Journalists no longer take up the entire day to create only one story for the next newscycle. In the same timeframe that media would need to travel to, participate and publish content from a press conference, they are required to produce considerably more content than their predecessors from when the printed word was king. The diversity of communications tools makes information so accessible to the audience, be it the media or public at large. Communication objectives have diversified, too. More and more organizations and brands are facilitating a controlled message to create a connection with their target audience.
"I repeat: I love the press, but I don't love all the press conferences."
- Naomi Osaka
Press conferences certainly have a useful form and function, such as a government agency responding to a crisis situation, when we need to hear information directly from an expert's voice or to feel trust in our leadership. But, generally what is most important about interviews, to both the organization and the media, is to establish an emotional connection with the intended audience. One-on-one interviews beat press conferences for that; it's no contest.

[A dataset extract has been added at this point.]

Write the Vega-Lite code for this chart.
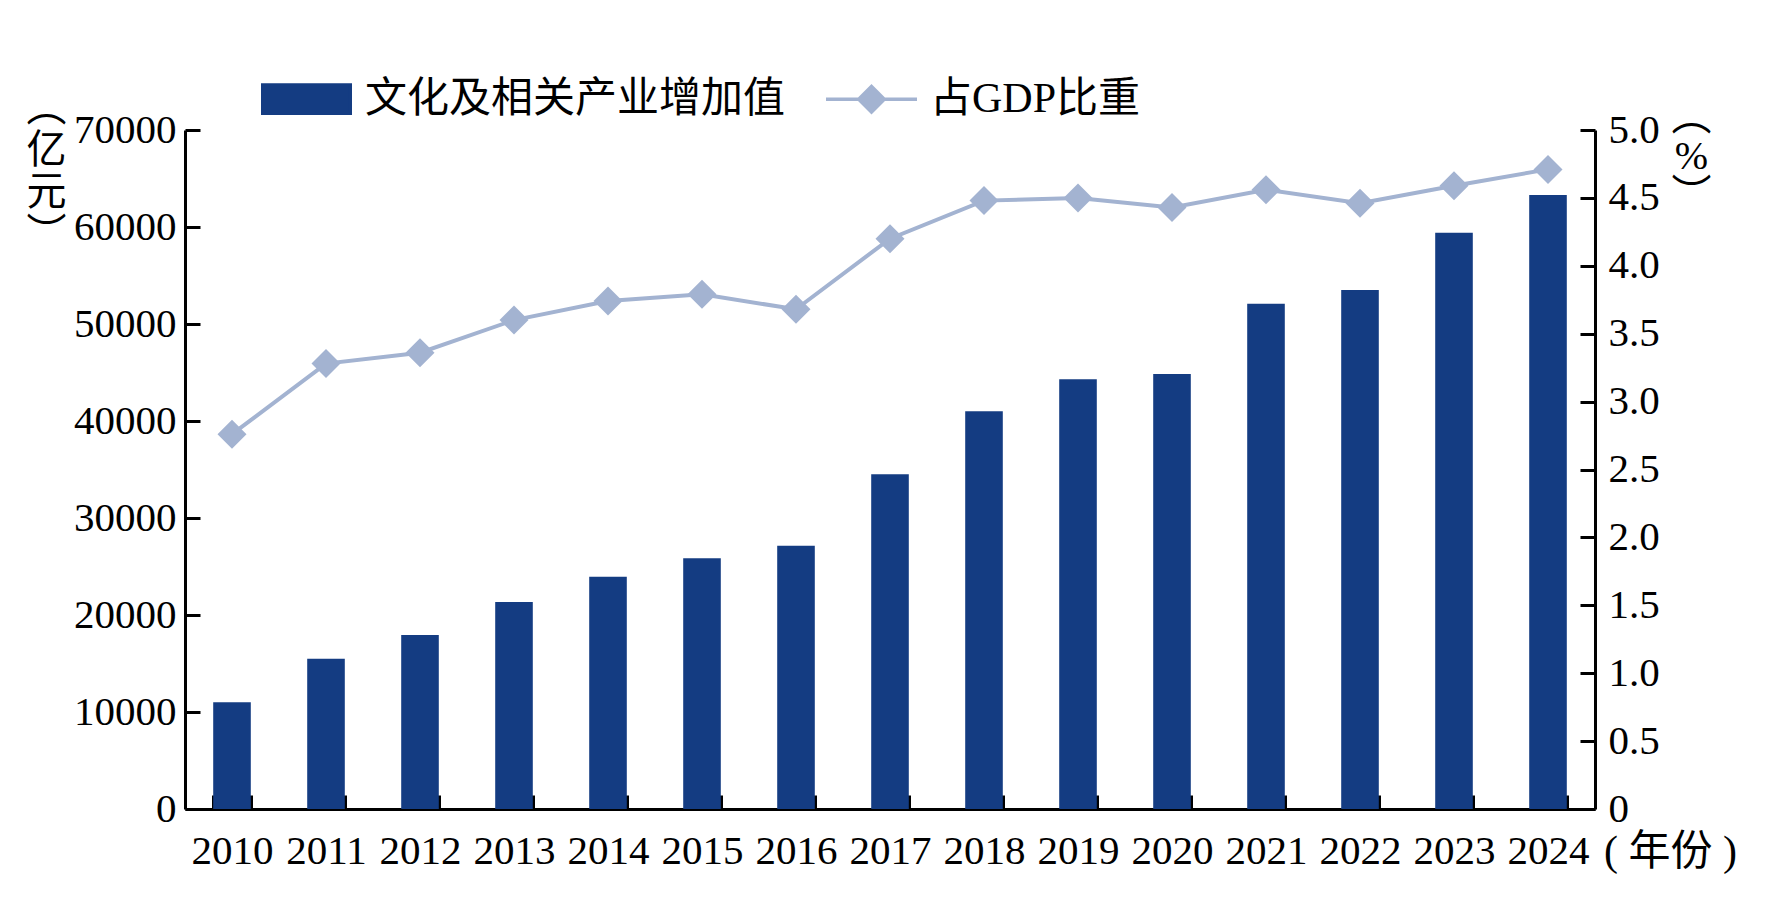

Stuff senior sports writer Marc Hinton argued just this in a recent article. Hinton opined that the All Blacks recent attendance woes, despite a smashing run of success, were due to a lack of connection with their fans.
They do very few frank, candid, one-on-one chats that produce the compelling human interest type stories that help people identify with these players as something other than remarkable rugby players.
They like to confine their media windows to bland, press conference-style affairs conducted at the podium. They produce little in the way of compelling content and plenty of clichés and made-up words such as “learnings”.
Contrast that with the clear connection New Zealand’s Olympians made with the Kiwi public, even from far away Tokyo, in empty stadiums. Their honesty, their transparency, their emotions and their captivating stories which they were happy to tell all resonated deeply.
Little did I know all those years ago, when I was lamenting another press conference in Oklahoma, halfway around the world Caley Wilson, our co-founder at Blinder, also bemoaned the status quo. As the media manager for New Zealand Rugby League, liaising with journalists and players all around the world, Caley imagined a better way to handle interviews and began work towards making that possible for everyone involved. Today, Blinder works with teams from the AFL to NFL, and with governing bodies like The (English) Football Association and Formula E, to let them easily provide one-on-one opportunities for the media and their athletes. In fact, teams can simultaneously make their entire playing squads available for one-on-one conversations with the media, fans or anyone. It provides countless opportunities for those compelling human interest stories to be told.
New Zealand women's rugby players expanded their audience by getting to know their competitors, while the U.S. women's national soccer team reflected on the power their celebrity brings.
Among the crews to best utilize the capabilities Blinder gives them is the Black Ferns Sevens, the most recent Olympic gold medalists. Netball's world champion Silver Ferns push the boundaries, too. So does the U.S. Women's Soccer team when making Megan Rapinoe and Alex Morgan accessible. And perhaps it's no surprise that they're all female teams. Women are far less happy with the sporting status quo and less likely to be bound by old-school norms.
And the mission we're on—to make interviews better for everyone involved—hopefully means reporters will more often be buying their own lunches, and they'll be thrilled about it.